» AIM
Print word for word the first line of the listing below and every line after it, through the line with "at (402.5, 183.5)". Leave out the pictures and the rest.

[Charts and diagrams as code]
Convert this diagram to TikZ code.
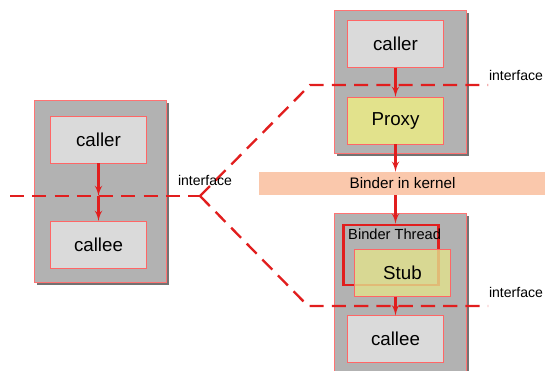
\documentclass[tikz,border=0pt]{standalone}
\usepackage{fontspec}
\setmainfont{Liberation Sans}
\usepackage{tikz}
\usetikzlibrary{arrows}
\usetikzlibrary{shadows}
\definecolor{ifred}{RGB}{225,30,30}
\definecolor{boxgray}{RGB}{178,178,178}
\definecolor{cellgray}{RGB}{218,218,218}
\definecolor{proxyyel}{RGB}{226,226,140}
\definecolor{kernelpink}{RGB}{250,200,172}
\tikzset{proc/.style = {draw = red!55, fill = boxgray, minimum width = 3.95cm,
    drop shadow = {shadow xshift = 0.08cm, shadow yshift = -0.08cm, fill = gray!90!black, opacity = 1}},
  cell/.style = {draw = red!60, fill = cellgray, minimum width = 2.88cm, minimum height = 1.4cm,
    font = \fontsize{16}{18}\selectfont},
  iface/.style = {draw = ifred, line width = 2pt, dash pattern = on 12pt off 7pt},
  call/.style = {draw = ifred, line width = 2pt, -latex'},
  lbl/.style = {font = \fontsize{12}{14}\selectfont}}

\begin{document}
\begin{tikzpicture}[x=0.03cm, y=-0.03cm]
      \useasboundingbox (0, 0) rectangle (545, 370);
      \begin{scope}
      \clip (0, 0) rectangle (545, 370);

      % left process
      \node [proc, minimum height = 5.46cm] (lproc) at (100.5, 191) {};
      \node [cell] (lcaller) at (98.5, 139.5) {caller};
      \node [cell] (lcallee) at (98.5, 244.5) {callee};

      % right upper process
      \node [proc, minimum height = 4.29cm] (uproc) at (400, 81.5) {};
      \node [cell] (rcaller) at (395.5, 44) {caller};
      \node [cell, fill = proxyyel] (proxy) at (395.5, 120.5) {Proxy};

      % kernel
      \node [fill = kernelpink, minimum width = 8.6cm, minimum height = 0.69cm,
        font = \fontsize{13}{15}\selectfont] (binder) at (402.5, 183.5) {Binder in kernel};

      % right lower process
      \node [proc, minimum height = 4.9cm] (dproc) at (400.5, 295) {};
      \node [draw = ifred, line width = 2.2pt, minimum width = 2.85cm, minimum height = 1.8cm] (thread) at (391, 255) {};
      \node [anchor = north west, inner sep = 0, font = \fontsize{12.5}{14}\selectfont] (tlabel) at (348, 229) {Binder Thread};
      \node [cell, fill = proxyyel, fill opacity = 0.8, text opacity = 1] (stub) at (402.5, 273) {Stub};
      \node [cell] (rcallee) at (395.5, 339) {callee};
      \end{scope}

      % interfaces
      \coordinate (fork) at (200, 196);
      \coordinate (lend) at (10, 196);
      \coordinate (ubend) at (310, 85);
      \coordinate (uend) at (488, 85);
      \coordinate (dbend) at (308, 306);
      \coordinate (dend) at (488, 306);
      \draw [iface] (lend) -- (fork);
      \draw [iface] (fork) -- (ubend) -- (uend);
      \draw [iface] (fork) -- (dbend) -- (dend);
      \node [lbl] (lif) at (205, 180) {interface};
      \node [lbl] (uif) at (516, 75) {interface};
      \node [lbl] (dif) at (516, 292) {interface};

      % calls
      \coordinate (lcross) at (lcaller.south |- fork);
      \draw [call] (lcaller) -- (lcross);
      \draw [call] (lcross) -- (lcallee);
      \draw [call] (rcaller) -- (proxy);
      \draw [call] (proxy) -- (binder.north -| proxy);
      \draw [call] (binder.south -| rcallee) -- (thread.north -| rcallee);
      \draw [call] (stub.south -| rcallee) -- (rcallee);
    \end{tikzpicture}
\end{document}
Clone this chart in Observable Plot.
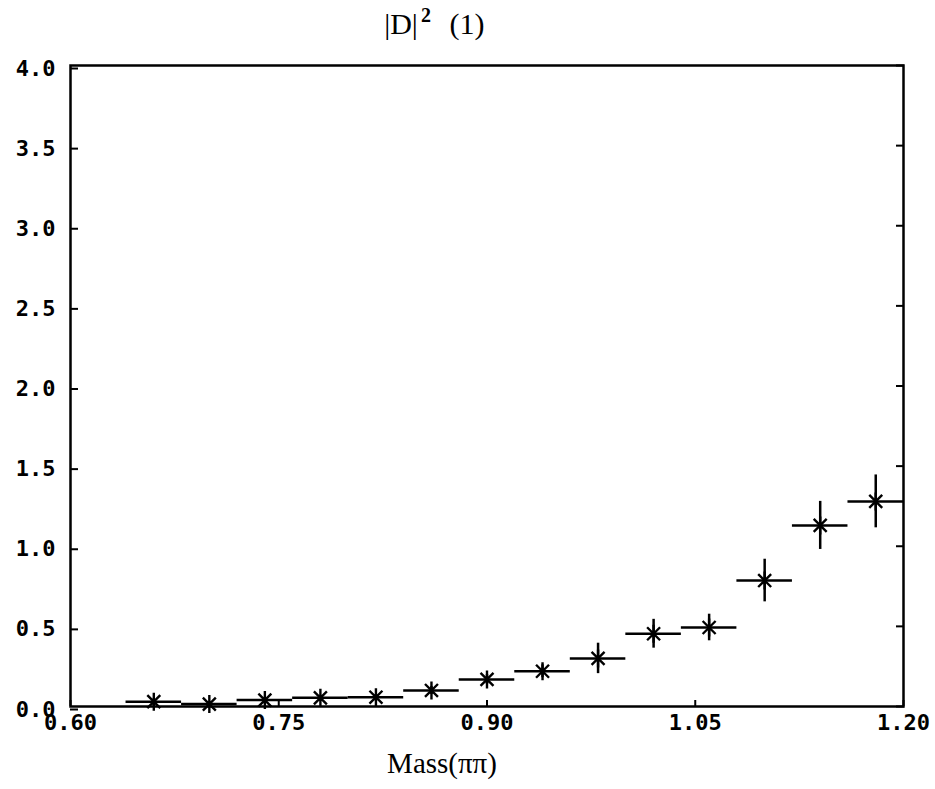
<!DOCTYPE html>
<html>
<head>
<meta charset="utf-8">
<script src="https://cdn.jsdelivr.net/npm/d3@7"></script>
<script src="https://cdn.jsdelivr.net/npm/@observablehq/plot@0.6"></script>
<style>
  html, body { margin: 0; padding: 0; background: #fff; }
</style>
</head>
<body>
<div id="chart"></div>
<script>
// Bin centres in ππ mass (GeV), |D|^2 per bin and its uncertainty
const mass = [0.66, 0.70, 0.74, 0.78, 0.82, 0.86, 0.90, 0.94, 0.98, 1.02, 1.06, 1.10, 1.14, 1.18];
const dsq  = [0.030, 0.015, 0.040, 0.054, 0.058, 0.100, 0.169, 0.220, 0.300, 0.454, 0.493, 0.786, 1.130, 1.280];
const err  = [0.010, 0.010, 0.015, 0.015, 0.015, 0.025, 0.030, 0.040, 0.095, 0.090, 0.083, 0.133, 0.150, 0.165];
const binHalfWidth = 0.02;

const xTicks = [0.60, 0.75, 0.90, 1.05, 1.20];
const yTicks = [0.0, 0.5, 1.0, 1.5, 2.0, 2.5, 3.0, 3.5, 4.0];

// Title pieces: "|D|", superscript "2", "(1)"
const titleParts = ["|D|", "2", "(1)"];
const xLabel = "Mass(ππ)";

const rows = mass.map((m, i) => ({
  m, v: dsq[i], lo: dsq[i] - err[i], hi: dsq[i] + err[i],
  left: m - binHalfWidth, right: m + binHalfWidth
}));

// Six-armed star: a vertical stroke crossed by an X
const star = {
  draw(context, size) {
    const r = Math.sqrt(size / Math.PI);
    const d = r * 0.72;
    context.moveTo(0, -r); context.lineTo(0, r);
    context.moveTo(-d, -d); context.lineTo(d, d);
    context.moveTo(-d, d); context.lineTo(d, -d);
  }
};

const tickFont = "'DejaVu Sans Mono', monospace";
const serif = "'Liberation Serif', 'DejaVu Serif', serif";

const chart = Plot.plot({
  width: 935,
  height: 789,
  marginLeft: 70,
  marginRight: 32,
  marginTop: 65,
  marginBottom: 83,
  style: { background: "#fff", color: "#000" },
  x: { domain: [0.6, 1.2] },
  y: { domain: [0, 4] },
  marks: [
    Plot.frame({ stroke: "#000", strokeWidth: 2.5 }),
    Plot.axisY(yTicks, {
      anchor: "left", tickSize: -8, tickPadding: 23, strokeWidth: 2,
      tickFormat: d3.format(".1f"), label: null,
      fontFamily: tickFont, fontSize: 22, fontWeight: "bold", dy: 3
    }),
    Plot.axisY(yTicks, {
      anchor: "right", tickSize: -8, strokeWidth: 2,
      tickFormat: () => "", label: null
    }),
    Plot.axisX(xTicks, {
      anchor: "bottom", tickSize: -6, tickPadding: 14, strokeWidth: 2,
      tickFormat: d3.format(".2f"), label: null,
      fontFamily: tickFont, fontSize: 22, fontWeight: "bold"
    }),
    // horizontal bars: bin width
    Plot.ruleY(rows, { y: "v", x1: "left", x2: "right", stroke: "#000", strokeWidth: 2.5 }),
    // vertical bars: uncertainty
    Plot.ruleX(rows, { x: "m", y1: "lo", y2: "hi", stroke: "#000", strokeWidth: 2.5 }),
    Plot.dot(rows, { x: "m", y: "v", symbol: star, r: 9, stroke: "#000", strokeWidth: 2.4 }),
    // title
    Plot.text([titleParts[0]], {
      frameAnchor: "top", dx: -86, dy: -32, text: d => d, textAnchor: "middle",
      lineAnchor: "bottom", fontFamily: serif, fontSize: 30, fill: "#000"
    }),
    Plot.text([titleParts[1]], {
      frameAnchor: "top", dx: -61, dy: -44, text: d => d, textAnchor: "middle",
      lineAnchor: "bottom", fontFamily: serif, fontSize: 20, fontWeight: "bold", fill: "#000"
    }),
    Plot.text([titleParts[2]], {
      frameAnchor: "top", dx: -20, dy: -32, text: d => d, textAnchor: "middle",
      lineAnchor: "bottom", fontFamily: serif, fontSize: 30, fill: "#000"
    }),
    Plot.text([xLabel], {
      frameAnchor: "bottom", dx: -45, dy: 66, text: d => d,
      fontFamily: serif, fontSize: 29, fill: "#000"
    })
  ]
});

document.getElementById("chart").appendChild(chart);
</script>
</body>
</html>
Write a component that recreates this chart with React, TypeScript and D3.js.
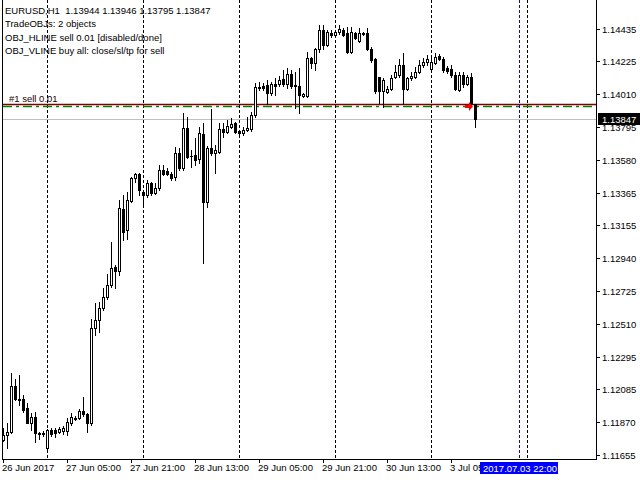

» RESULT FOR THIS TASK
Convert this diagram to TikZ code.
\documentclass[tikz,border=0pt]{standalone}
\usepackage{fontspec}
\setmainfont{Liberation Sans}
\usepackage{tikz}
\usetikzlibrary{arrows}
\usetikzlibrary{shadows}
\definecolor{ifred}{RGB}{225,30,30}
\definecolor{boxgray}{RGB}{178,178,178}
\definecolor{cellgray}{RGB}{218,218,218}
\definecolor{proxyyel}{RGB}{226,226,140}
\definecolor{kernelpink}{RGB}{250,200,172}
\tikzset{proc/.style = {draw = red!55, fill = boxgray, minimum width = 3.95cm,
    drop shadow = {shadow xshift = 0.08cm, shadow yshift = -0.08cm, fill = gray!90!black, opacity = 1}},
  cell/.style = {draw = red!60, fill = cellgray, minimum width = 2.88cm, minimum height = 1.4cm,
    font = \fontsize{16}{18}\selectfont},
  iface/.style = {draw = ifred, line width = 2pt, dash pattern = on 12pt off 7pt},
  call/.style = {draw = ifred, line width = 2pt, -latex'},
  lbl/.style = {font = \fontsize{12}{14}\selectfont}}

\begin{document}
\begin{tikzpicture}[x=0.03cm, y=-0.03cm]
      \useasboundingbox (0, 0) rectangle (545, 370);
      \begin{scope}
      \clip (0, 0) rectangle (545, 370);

      % left process
      \node [proc, minimum height = 5.46cm] (lproc) at (100.5, 191) {};
      \node [cell] (lcaller) at (98.5, 139.5) {caller};
      \node [cell] (lcallee) at (98.5, 244.5) {callee};

      % right upper process
      \node [proc, minimum height = 4.29cm] (uproc) at (400, 81.5) {};
      \node [cell] (rcaller) at (395.5, 44) {caller};
      \node [cell, fill = proxyyel] (proxy) at (395.5, 120.5) {Proxy};

      % kernel
      \node [fill = kernelpink, minimum width = 8.6cm, minimum height = 0.69cm,
        font = \fontsize{13}{15}\selectfont] (binder) at (402.5, 183.5) {Binder in kernel};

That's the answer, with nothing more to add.